Masashi Takahashi, director of the Minamisanriku branch of Japan’s Agriculture Cooperative Association, said the trade deal could create a heavy drag on efforts to recover from the 2011 tsunami.

In Minamisanriku town, one of the hardest-hit areas, about 830 residents died and two-thirds of the houses were destroyed or swept away by the tidal wave.

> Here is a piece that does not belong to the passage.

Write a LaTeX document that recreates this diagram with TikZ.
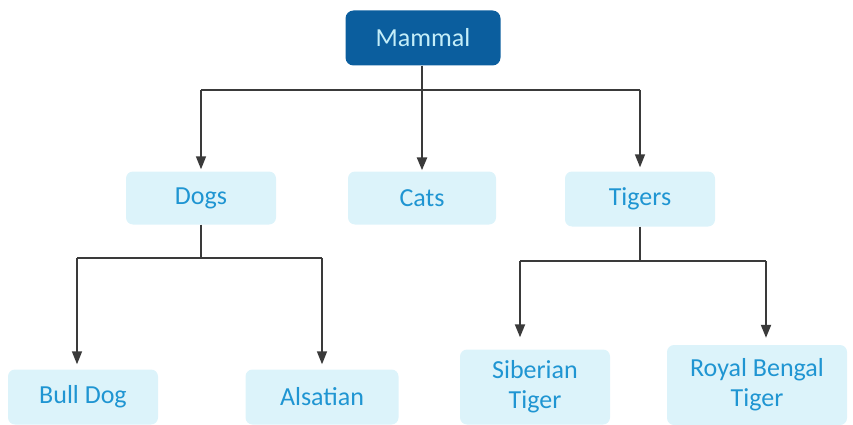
\documentclass[tikz,border=0pt]{standalone}
\usepackage{fontspec}
\setmainfont{Carlito}
\usetikzlibrary{arrows.meta}
\definecolor{boxfill}{HTML}{DCF3FA}
\definecolor{txtblue}{HTML}{1F95D2}
\definecolor{darkbox}{HTML}{0B5E9E}
\definecolor{lighttxt}{HTML}{C4EEF9}
\definecolor{linegray}{HTML}{3A3A3A}
\tikzset{
  leaf/.style={fill=boxfill, draw=none, rounded corners=7pt, text=txtblue,
    font=\fontsize{26}{30}\selectfont, align=center, inner sep=0pt},
  root/.style={fill=darkbox, draw=none, rounded corners=8pt, text=lighttxt,
    font=\fontsize{26}{30}\selectfont, inner sep=0pt},
  conn/.style={draw=linegray, line width=1.5pt},
  arr/.style={conn, -{Triangle[length=13pt,width=10pt]}},
}
\begin{document}
\begin{tikzpicture}[x=1pt,y=-1pt]
\useasboundingbox (0,0) rectangle (853,425);
\node[root, minimum width=155pt, minimum height=55pt] (mammal) at (423,38) {Mammal};
\node[leaf, minimum width=150pt, minimum height=53pt] (dogs) at (201,198) {Dogs};
\node[leaf, minimum width=148pt, minimum height=53pt] (cats) at (422,198) {Cats};
\node[leaf, minimum width=150pt, minimum height=55pt] (tigers) at (640,199) {Tigers};
\node[leaf, minimum width=150pt, minimum height=55pt] (bulldog) at (83,397) {Bull Dog};
\node[leaf, minimum width=153pt, minimum height=55pt] (alsatian) at (322,397) {Alsatian};
\node[leaf, minimum width=150pt, minimum height=75pt] (siberian) at (535,387) {Siberian\\Tiger};
\node[leaf, minimum width=180pt, minimum height=80pt] (royal) at (757,385) {Royal Bengal\\Tiger};
\coordinate (bar) at (0,90);
\coordinate (dbar) at (0,258);
\coordinate (tbar) at (0,261);
% top level
\draw[conn] (dogs.north |- bar) -- (tigers.north |- bar);
\draw[arr] (dogs.north |- bar) -- ([yshift=2pt]dogs.north);
\draw[arr, line width=2.5pt] (mammal.south -| cats.north) -- ([yshift=1pt]cats.north);
\draw[arr] (tigers.north |- bar) -- ([yshift=4pt]tigers.north);
% dogs
\draw[conn] (dogs.south) -- (dogs.south |- dbar);
\draw[conn] ([xshift=-6pt]bulldog.north |- dbar) -- (alsatian.north |- dbar);
\draw[arr] ([xshift=-6pt]bulldog.north |- dbar) -- ([xshift=-6pt,yshift=5pt]bulldog.north);
\draw[arr] (alsatian.north |- dbar) -- ([yshift=5pt]alsatian.north);
% tigers
\draw[conn] (tigers.south) -- (tigers.south |- tbar);
\draw[conn] ([xshift=-15pt]siberian.north |- tbar) -- ([xshift=9pt]royal.north |- tbar);
\draw[arr, line width=2pt] ([xshift=-15pt]siberian.north |- tbar) -- ([xshift=-15pt,yshift=12pt]siberian.north);
\draw[arr, line width=2pt] ([xshift=9pt]royal.north |- tbar) -- ([xshift=9pt,yshift=7pt]royal.north);
\end{tikzpicture}
\end{document}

Its population has fallen 22 per cent to 13,800 since the disaster.

About 3,470 residents, or 25 per cent of the town’s population, still live in cramped temporary housing five years after the disaster.

The region has seen “very little progress” in the reconstruction, Takahashi said in a new office built on higher ground last year.

The previous office was completely destroyed by the tsunami.

Abe wants Japanese farmers to have a competitive edge to enhance Japan’s capacity to export.

However Takahashi said many of the region’s farmers are in their 70s and 80s.

“I’d like more people to appreciate such hard-working farmers,” he said with a wry smile.

That’s the bottom line, said Shigetoshi Sugata, a farmer in Sendai, the biggest city in north-eastern Japan.

Japan “has long failed to look at fundamental problems in the country’s agriculture – ageing and an issue of successors,” he said.

Takahashi said about 40 per cent of Japanese farmers are engaging in small-scale farming in hilly and mountainous areas like Minamisanriku, not large tracts of flat land.

“There has been no discussion about how they could support such farmers,” he said.

Kazuoki Ono, an author of several books on agriculture in Japan and other Asian countries, said the government and business leaders want to promote large-scale farming under the TPP.

The elimination of small-scale farmers “could lead to the collapse of local communities,” said Ono, who also serves as editor-in-chief at Nikkan Berita, an online publication.

While big exporters such as Toyota Motor “are expected to take enormous advantage of the TPP, the pact could help damage local economies in rural Japan and other Asian countries” participating in the deal, he said.